Однако нравилось ему это только до поры до времени...
Как только он почувствовал, что в Кремле объявили на меня травлю, - то моментально, во время одной из президентских поездок (кажется, в Орле) подошёл ко мне и, озираясь по сторонам, прошептал на ухо:
- Знаете, Лена, мне довольно неловко, что, когда вокруг - представители администрации, мы с вами вот так вот здороваемся...
Больше вопросов к этому человеку у меня, разумеется, уже не было.

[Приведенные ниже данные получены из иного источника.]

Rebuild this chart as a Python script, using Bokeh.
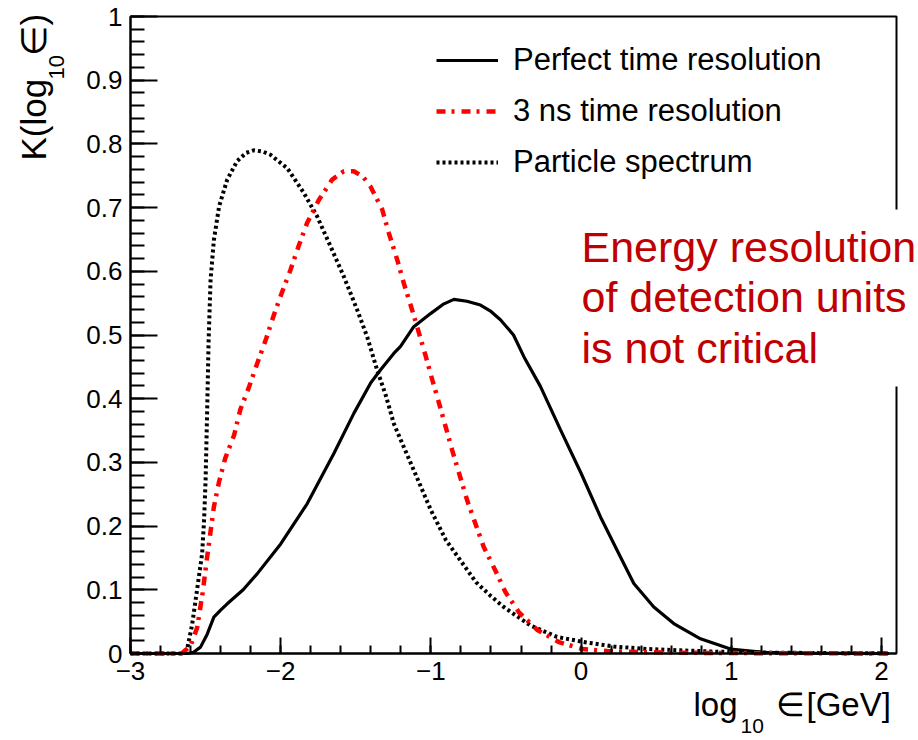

Было только слегка обидно сознавать, что я живу в стране, где даже наиболее умные мужчины, пребыванием которых во властных структурах президент дорожит из-за их реформаторского имиджа на Западе, так и не посмели вслух, жёстко, по-мужски, потребовать от Путина прекратить репрессии по отношению к прессе. Более того - несмотря на всё своё влияние, ни у кого из них не хватило мужества даже заступиться за девушку-журналистку, которую много месяцев подряде наслаждением прессовал государственный аппарат. Если молчаливая поддержка этих репрессий - это не собственная позиция реформаторов, то тогда мне просто трудно себе представить: чем уж таким ужасным Путину удалось их до такой степени запугать?